CLASS_NAME_FILE = "../data/256_ObjectCategories_map_ZH.csv"

image_data = np.load(IMAGE_DATA_FILE)
# print(f"Components of image_data: {list(image_data.keys())}")

X_vit = image_data.get("vit_features")
print(f"The shape of X_vit is {X_vit.shape}")

X_clip = image_data.get("clip_features")
print(f"The shape of X_clip is {X_clip.shape}")

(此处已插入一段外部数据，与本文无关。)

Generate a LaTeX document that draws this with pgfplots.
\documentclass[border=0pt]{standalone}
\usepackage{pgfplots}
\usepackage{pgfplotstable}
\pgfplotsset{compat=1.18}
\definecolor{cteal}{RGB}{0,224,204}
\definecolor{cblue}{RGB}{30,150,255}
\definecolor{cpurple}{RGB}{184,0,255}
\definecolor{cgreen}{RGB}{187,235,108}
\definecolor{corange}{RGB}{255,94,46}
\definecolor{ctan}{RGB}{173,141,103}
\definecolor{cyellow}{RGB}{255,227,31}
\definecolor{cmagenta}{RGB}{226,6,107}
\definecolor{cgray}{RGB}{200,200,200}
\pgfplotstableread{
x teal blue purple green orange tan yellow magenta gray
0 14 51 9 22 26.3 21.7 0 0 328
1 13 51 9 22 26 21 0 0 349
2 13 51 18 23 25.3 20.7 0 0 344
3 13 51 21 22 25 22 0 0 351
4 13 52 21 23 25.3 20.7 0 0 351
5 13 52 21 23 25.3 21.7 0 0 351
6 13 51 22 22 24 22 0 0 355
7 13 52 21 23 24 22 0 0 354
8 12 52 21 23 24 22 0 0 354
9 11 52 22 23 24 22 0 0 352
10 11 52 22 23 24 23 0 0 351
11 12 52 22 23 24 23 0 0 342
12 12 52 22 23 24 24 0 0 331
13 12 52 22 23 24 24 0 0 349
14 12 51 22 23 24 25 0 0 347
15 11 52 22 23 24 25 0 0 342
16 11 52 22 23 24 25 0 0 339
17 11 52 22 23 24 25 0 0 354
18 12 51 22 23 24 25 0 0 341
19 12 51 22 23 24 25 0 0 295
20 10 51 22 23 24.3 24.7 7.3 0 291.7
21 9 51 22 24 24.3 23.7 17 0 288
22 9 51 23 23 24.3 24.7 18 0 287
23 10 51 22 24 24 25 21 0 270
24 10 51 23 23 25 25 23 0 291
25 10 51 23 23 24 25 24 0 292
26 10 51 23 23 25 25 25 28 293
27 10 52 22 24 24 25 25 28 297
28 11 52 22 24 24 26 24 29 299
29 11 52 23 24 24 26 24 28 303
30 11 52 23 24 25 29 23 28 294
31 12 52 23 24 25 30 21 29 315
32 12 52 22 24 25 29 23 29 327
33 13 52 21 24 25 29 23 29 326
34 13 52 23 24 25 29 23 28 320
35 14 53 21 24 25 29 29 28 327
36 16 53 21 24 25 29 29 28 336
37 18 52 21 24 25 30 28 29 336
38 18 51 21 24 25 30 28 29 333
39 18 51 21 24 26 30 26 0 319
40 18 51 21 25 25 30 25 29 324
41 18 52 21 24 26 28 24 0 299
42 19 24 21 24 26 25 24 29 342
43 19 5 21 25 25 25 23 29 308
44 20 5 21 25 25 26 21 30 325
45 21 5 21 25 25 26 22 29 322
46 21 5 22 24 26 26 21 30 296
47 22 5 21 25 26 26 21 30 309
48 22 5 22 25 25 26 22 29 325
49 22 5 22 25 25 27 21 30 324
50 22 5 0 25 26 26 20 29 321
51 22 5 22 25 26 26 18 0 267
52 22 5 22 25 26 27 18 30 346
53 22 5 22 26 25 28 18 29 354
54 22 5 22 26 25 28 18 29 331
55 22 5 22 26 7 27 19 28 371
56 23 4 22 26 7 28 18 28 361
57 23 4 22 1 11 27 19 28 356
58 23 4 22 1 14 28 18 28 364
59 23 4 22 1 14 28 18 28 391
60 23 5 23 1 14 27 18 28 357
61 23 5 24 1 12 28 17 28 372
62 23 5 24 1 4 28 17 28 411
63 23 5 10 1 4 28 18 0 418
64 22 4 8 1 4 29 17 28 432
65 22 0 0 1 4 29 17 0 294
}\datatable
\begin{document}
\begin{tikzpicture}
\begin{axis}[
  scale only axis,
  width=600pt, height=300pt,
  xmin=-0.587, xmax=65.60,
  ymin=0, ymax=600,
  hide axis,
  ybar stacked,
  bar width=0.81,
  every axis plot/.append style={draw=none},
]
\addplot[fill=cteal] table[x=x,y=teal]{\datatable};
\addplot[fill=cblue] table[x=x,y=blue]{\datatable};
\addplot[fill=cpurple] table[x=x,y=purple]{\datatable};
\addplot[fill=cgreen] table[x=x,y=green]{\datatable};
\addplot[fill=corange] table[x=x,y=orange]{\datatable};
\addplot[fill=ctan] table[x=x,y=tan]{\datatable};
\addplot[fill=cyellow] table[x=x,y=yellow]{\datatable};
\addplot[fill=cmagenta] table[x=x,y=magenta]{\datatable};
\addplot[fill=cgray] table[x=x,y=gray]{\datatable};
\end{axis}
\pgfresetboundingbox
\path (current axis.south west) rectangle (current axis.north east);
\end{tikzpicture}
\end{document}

y = image_data.get("labels")
print(f"The shape of y is {y.shape}")

class_name_df = pd.read_csv(CLASS_NAME_FILE)
class_name_map = class_name_df.set_index("class")["handle"].to_dict()

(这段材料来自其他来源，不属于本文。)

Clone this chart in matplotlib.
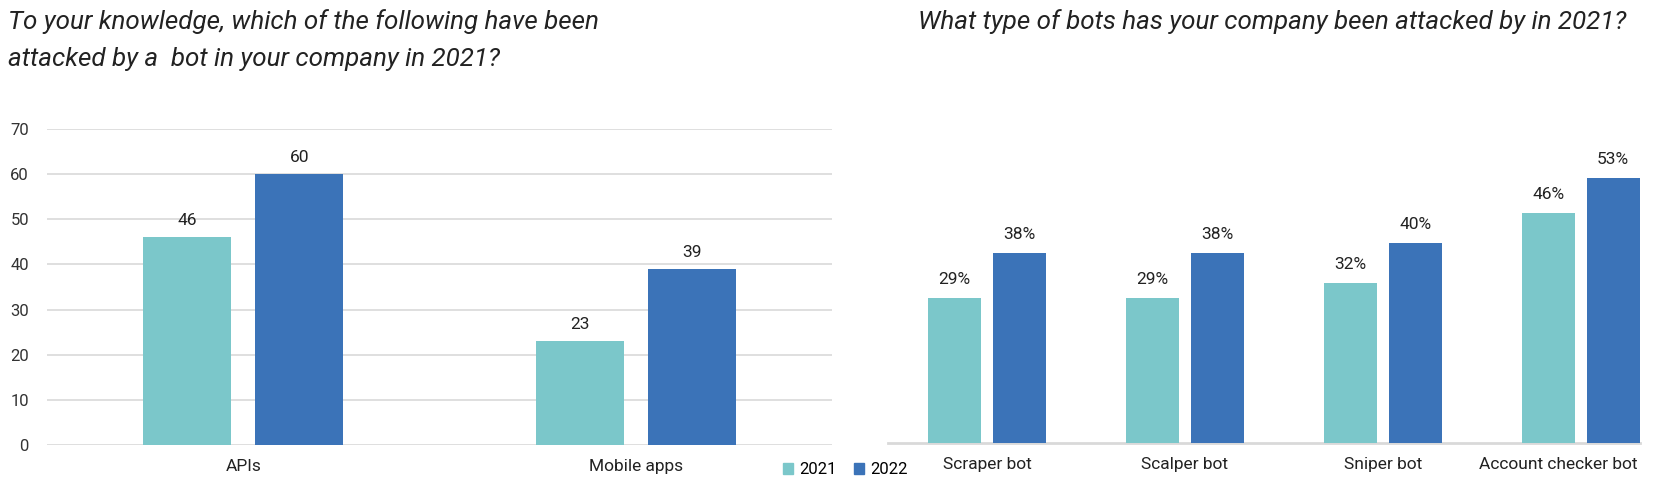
import matplotlib.pyplot as plt
import matplotlib.transforms as mtransforms
import numpy as np
from matplotlib.patches import Patch

plt.rcParams['font.family'] = ['Roboto', 'DejaVu Sans']

# left chart
targets = ["APIs", "Mobile apps"]
targets_2021 = [46, 23]
targets_2022 = [60, 39]

# right chart
bot_types = ["Scraper bot", "Scalper bot", "Sniper bot", "Account checker bot"]
bots_2021 = [29, 29, 32, 46]
bots_2022 = [38, 38, 40, 53]

years = ["2021", "2022"]
teal = "#7BC7CA"
blue = "#3B73B8"
grid = "#D9D9D9"
txt = "#222222"

fig = plt.figure(figsize=(16.72, 4.87), dpi=100)

# ---- left ----
ax1 = fig.add_axes([47/1672, 1-445/487, (832-47)/1672, 316/487])
x = np.arange(len(targets))
w = 0.224
off = 0.1427
b1 = ax1.bar(x - off, targets_2021, w, color=teal, zorder=3)
b2 = ax1.bar(x + off, targets_2022, w, color=blue, zorder=3)
for bars in (b1, b2):
    for r in bars:
        ax1.annotate(f"{r.get_height():g}", (r.get_x() + r.get_width()/2, r.get_height()),
                     xytext=(0, 12), textcoords="offset points", ha="center", va="center",
                     fontsize=12.5, color=txt)
ax1.set_xlim(-0.5, 1.5)
ax1.set_ylim(0, 70)
ax1.set_yticks(range(0, 71, 10))
ax1.set_xticks(x)
ax1.set_xticklabels(targets, fontsize=12.5, color=txt)
ax1.tick_params(axis="y", length=0, pad=13, labelsize=12, labelcolor="#333333")
ax1.tick_params(axis="x", length=0, pad=10)
ax1.grid(axis="y", color=grid, lw=1.2, zorder=0)
for s in ax1.spines.values():
    s.set_visible(False)

ax1.legend(handles=[Patch(color=teal, label=years[0]), Patch(color=blue, label=years[1])],
           loc="center left", bbox_to_anchor=(783/1672, 1-470/487), bbox_transform=fig.transFigure,
           ncol=2, frameon=False, fontsize=12, handlelength=0.6, handleheight=0.6,
           handletextpad=0.4, columnspacing=1.0, borderpad=0, borderaxespad=0)

# ---- right ----
ax2 = fig.add_axes([888/1672, 1-443/487, (1640-888)/1672, 300/487])
x2 = np.arange(len(bot_types))
w2 = 0.268
off2 = 0.164
c1 = ax2.bar(x2 - off2, bots_2021, w2, color=teal, zorder=3)
c2 = ax2.bar(x2 + off2, bots_2022, w2, color=blue, zorder=3)
for bars in (c1, c2):
    for r in bars:
        ax2.annotate(f"{r.get_height():g}%", (r.get_x() + r.get_width()/2, r.get_height()),
                     xytext=(0, 13), textcoords="offset points", ha="center", va="center",
                     fontsize=12.5, color=txt)
ax2.set_xlim(-0.5, 3.3)
ax2.set_ylim(0, 60)
ax2.set_yticks([])
ax2.set_xticks(x2)
ax2.set_xticklabels(bot_types, fontsize=12.5, color=txt)
ax2.tick_params(axis="x", length=0, pad=10)
# last label is pulled in so it stays inside the chart
last = ax2.get_xticklabels()[-1]
last.set_transform(last.get_transform() + mtransforms.ScaledTranslation(-22/100, 0, fig.dpi_scale_trans))
for s in ax2.spines.values():
    s.set_visible(False)
ax2.spines["bottom"].set_visible(True)
ax2.spines["bottom"].set_color(grid)
ax2.spines["bottom"].set_linewidth(2)

# titles
fig.text(8/1672, 1-22/487, "To your knowledge, which of the following have been",
         fontsize=18.7, style="italic", color=txt, va="center", ha="left")
fig.text(8/1672, 1-59/487, "attacked by a  bot in your company in 2021?",
         fontsize=18.7, style="italic", color=txt, va="center", ha="left")
fig.text(918/1672, 1-22/487, "What type of bots has your company been attacked by in 2021?",
         fontsize=18.7, style="italic", color=txt, va="center", ha="left")

fig.savefig("out.png", dpi=100)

2. 数据标准化，分别针对 ViT 和 Clip 两模型的输出特征，在待分析(聚类或可视化)样本集合上，尝试多种强度（对原始特征的影响）不同的标准化手段：
    - 无标准化。
    - 样本点 L2 范数均值的单位化，即仅放缩两个模型的输出，使全部待分析样本点分布在单位球面附近。
    - 各特征的 Standard Scaler, 使全部待分析样本点分布呈近似单位立方体分布, scipy.cluster.vq.whiten or sklearn.preprocessing.StandardScaler。
    - PCA/ZCA Whitening。

In [None]:
from standardization import get_standard_data

STANDARD_METHOD = None
# STANDARD_METHOD = "l2_norm"
# STANDARD_METHOD = "feature_standard"
# STANDARD_METHOD = "PCA_whiten"
# STANDARD_METHOD = "ZCA_whiten"

X_vit = get_standard_data(X_vit, STANDARD_METHOD)
X_clip = get_standard_data(X_clip, STANDARD_METHOD)

3. 获取各类别的表示
    - 在数据中剔除“其它”
    - 各类别全部样本点的重心。

In [None]:
labels = np.unique(y)
# 最后一类是其它，后续分析应剔除
print(f"The last categoty is \"{labels[-1]}\".")
not_clutter_index = np.where(y != labels[-1])
X_vit = X_vit[not_clutter_index]
X_clip = X_clip[not_clutter_index]
y = y[not_clutter_index]
print(f"Samples of Category \"{labels[-1]}\" are removed.")

X_vit_class = np.array([np.mean(X_vit[np.where(y == label)], axis=0)
                        for label in labels[:-1]])
X_clip_class = np.array([np.mean(X_clip[np.where(y == label)], axis=0)
                         for label in labels[:-1]])
y_class = np.array([label for label in labels[:-1]])

4. 延续之前经验，绘制聚类热度图，便于观察整体。

In [None]:
import seaborn as sns
from seaborn import clustermap
from scipy.spatial.distance import pdist, squareform
from scipy.cluster.hierarchy import linkage

# METRIC = "euclidean"
METRIC = "cityblock"

FIGURE_PATH = "../results/cluster/"


def draw_clustermap(X, y, metric):

    y_code_zh = []
    for code_en in y:
        code, en = code_en.split(".")
        y_code_zh.append(code+"."+class_name_map[en])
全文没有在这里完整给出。